I think I have gone insane for real, but I’ve done this for SO. I swear. He’s a Kevin Spacey fan. Actually, the whole family are fans especially second oldest daughter. She had a massive crush on Spacey when she was a teen. I told her, “You do realize he’s older than I am?” She said, “I don’t care. He has a beautiful mind.” This may explain why her current boyfriend is 12 years older. Oy. No, seriously, I like her boyfriend and SO does too.

But where was I?

Oh yeah, talking about something I did that’s nuts. I entered the drawing for The House of Cards. When SO was sick and could barely do anything, he watched a lot of shows on Netflix, and that was one of them. He’s loved Spacey since The Usual Suspects.
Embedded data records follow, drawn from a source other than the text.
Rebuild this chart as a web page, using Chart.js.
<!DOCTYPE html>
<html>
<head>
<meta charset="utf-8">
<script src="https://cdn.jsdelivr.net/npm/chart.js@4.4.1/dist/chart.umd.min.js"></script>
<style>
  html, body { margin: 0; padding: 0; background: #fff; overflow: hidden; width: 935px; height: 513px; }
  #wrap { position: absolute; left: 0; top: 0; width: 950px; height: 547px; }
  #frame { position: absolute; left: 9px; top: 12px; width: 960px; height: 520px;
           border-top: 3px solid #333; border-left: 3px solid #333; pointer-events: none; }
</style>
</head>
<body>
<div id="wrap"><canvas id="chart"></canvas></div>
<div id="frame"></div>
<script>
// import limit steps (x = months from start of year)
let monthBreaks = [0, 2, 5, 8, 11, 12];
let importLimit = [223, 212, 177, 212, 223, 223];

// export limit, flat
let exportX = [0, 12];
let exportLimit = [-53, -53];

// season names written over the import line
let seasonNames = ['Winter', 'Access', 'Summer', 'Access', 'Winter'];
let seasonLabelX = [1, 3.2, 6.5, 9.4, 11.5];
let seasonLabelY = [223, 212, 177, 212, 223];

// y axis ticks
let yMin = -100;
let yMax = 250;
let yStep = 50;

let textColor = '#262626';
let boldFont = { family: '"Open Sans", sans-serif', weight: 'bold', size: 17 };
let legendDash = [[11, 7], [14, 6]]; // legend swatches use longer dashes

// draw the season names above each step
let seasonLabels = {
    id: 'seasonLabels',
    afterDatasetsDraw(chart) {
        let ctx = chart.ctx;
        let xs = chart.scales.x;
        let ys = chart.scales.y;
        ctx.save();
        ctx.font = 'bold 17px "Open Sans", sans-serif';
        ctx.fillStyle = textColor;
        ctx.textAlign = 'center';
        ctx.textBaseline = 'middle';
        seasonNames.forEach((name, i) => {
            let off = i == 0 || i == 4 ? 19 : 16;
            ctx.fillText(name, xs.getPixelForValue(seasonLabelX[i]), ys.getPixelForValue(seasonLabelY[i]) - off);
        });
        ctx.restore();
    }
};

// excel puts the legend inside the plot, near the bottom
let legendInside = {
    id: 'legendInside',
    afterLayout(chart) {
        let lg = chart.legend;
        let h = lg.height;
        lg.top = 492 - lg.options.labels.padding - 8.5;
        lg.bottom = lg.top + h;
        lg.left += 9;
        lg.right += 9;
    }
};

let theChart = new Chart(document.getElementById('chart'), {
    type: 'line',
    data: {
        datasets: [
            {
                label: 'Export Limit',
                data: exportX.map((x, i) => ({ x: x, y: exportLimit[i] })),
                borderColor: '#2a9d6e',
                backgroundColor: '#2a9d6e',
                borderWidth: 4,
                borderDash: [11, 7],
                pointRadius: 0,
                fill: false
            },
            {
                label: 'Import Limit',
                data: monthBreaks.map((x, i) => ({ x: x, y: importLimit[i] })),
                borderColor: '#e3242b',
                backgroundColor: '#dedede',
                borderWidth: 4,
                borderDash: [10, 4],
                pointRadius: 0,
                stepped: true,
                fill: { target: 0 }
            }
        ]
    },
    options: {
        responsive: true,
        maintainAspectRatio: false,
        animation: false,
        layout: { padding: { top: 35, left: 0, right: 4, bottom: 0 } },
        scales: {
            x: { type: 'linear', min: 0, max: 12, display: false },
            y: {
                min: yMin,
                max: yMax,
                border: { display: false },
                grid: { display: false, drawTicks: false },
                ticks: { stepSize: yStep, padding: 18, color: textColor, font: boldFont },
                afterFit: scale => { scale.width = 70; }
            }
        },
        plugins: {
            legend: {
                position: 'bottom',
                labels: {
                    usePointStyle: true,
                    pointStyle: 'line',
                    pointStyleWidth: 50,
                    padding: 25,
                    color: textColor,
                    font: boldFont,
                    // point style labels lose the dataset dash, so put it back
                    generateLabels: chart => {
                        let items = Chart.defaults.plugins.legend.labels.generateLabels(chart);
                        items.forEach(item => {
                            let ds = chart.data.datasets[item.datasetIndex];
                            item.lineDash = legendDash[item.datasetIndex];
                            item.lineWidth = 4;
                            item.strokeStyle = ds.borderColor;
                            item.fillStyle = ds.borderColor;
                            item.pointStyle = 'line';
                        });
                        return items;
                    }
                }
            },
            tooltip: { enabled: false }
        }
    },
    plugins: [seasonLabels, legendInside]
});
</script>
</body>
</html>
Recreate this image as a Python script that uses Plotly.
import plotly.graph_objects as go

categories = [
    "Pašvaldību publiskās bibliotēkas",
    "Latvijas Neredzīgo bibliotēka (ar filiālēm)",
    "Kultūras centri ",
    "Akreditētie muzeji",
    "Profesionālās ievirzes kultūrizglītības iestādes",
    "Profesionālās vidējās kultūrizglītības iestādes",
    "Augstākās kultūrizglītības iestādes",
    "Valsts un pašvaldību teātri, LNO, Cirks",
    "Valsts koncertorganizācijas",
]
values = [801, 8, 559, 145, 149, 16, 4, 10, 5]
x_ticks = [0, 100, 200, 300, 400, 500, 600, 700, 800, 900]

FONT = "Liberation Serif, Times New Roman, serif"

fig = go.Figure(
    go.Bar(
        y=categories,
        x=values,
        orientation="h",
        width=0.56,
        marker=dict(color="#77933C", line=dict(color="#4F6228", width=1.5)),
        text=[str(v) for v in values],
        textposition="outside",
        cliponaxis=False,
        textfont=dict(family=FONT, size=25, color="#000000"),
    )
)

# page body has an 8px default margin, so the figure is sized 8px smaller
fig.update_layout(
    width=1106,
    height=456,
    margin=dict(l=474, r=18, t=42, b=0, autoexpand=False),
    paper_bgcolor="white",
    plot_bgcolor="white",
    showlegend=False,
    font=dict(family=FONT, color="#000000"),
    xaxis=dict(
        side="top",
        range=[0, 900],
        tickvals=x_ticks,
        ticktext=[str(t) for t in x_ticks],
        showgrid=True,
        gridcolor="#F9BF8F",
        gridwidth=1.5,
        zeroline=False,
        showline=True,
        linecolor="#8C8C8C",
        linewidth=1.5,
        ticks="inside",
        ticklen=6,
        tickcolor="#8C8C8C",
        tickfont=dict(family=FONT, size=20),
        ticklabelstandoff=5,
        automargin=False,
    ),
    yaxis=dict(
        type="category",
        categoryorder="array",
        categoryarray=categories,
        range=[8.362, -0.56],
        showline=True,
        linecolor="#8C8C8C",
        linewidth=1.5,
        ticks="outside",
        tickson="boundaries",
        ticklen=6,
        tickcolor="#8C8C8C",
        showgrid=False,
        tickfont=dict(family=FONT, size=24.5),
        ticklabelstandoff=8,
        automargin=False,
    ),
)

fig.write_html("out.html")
That means if by some freak chance I win this contest, SO is going to love it. Touring the set of the show, eating barbeque with Kevin Spacey. Yep, that’s why I’ve done this. The BBQ is the perfect capper.

Freddy's BBQ Joint
SO is a major barbeque fan. Yeah, that’s what this is about and not because I’m caught up in the hysteria of this fan odyssey and just can’t stop spending money. I’m a tightwad, people!

Dear Mr. Spacey.

See, even a tightwad will spend money on fan shtuff. Hope you’re thinking about that video for The Crucible. Oh you don’t know what I’m talking about? I explain it here. And just so you know, there are lots of us who will push the video on our sites.

Richard’s Crazy Fan, a fan whose purse strings have been irrevocably loosened by the man who played the tall, dark, handsome, cotton-mill owner

Actually, I am celebrating. I just finished two huge projects, and I’m about to get a serious paycheck. This also means that friends who have been waiting on me to help them finish their projects will now have my time more freely beginning Monday of next week — at least until the first part of July.


  1. Congressman Underwood represents SC’s 5th district which includes Cherokee county where, if you’re traveling I-85, you may see the peachoid (we jokingly refer to it as the hemorrhoid). Too bad younger daughter wasn’t traveling to or from her public school teaching job when this pic was taken. Only Mr. Spacey could make the peachoid hip.!00tw9

  2. Whatever it is, what you’re doing …
    And whoevern it is for …

    GO FOR IT!

    Hmmm … Okay, so if you win and go with SO, your second oldest daughter will probably torture you to death. But that’s fine, isn’t it? I mean, it’s for SO …


    Good luck, Frenz! :-D

  3. If I win, it will have to be SO and second oldest daughter, or she will kill me.

  4. Hmpf.

    To make it clear and unmisunderstandable: If you get (win/find/buy) something enjoyable, something good – enjoy it!

    We only have one life (as far as we know for certain). Don’t take the joy out of it because of being too careful.Be sensible, but don’t ruin what you have.

  5. Oh, sorry, I typed that before I saw your reply.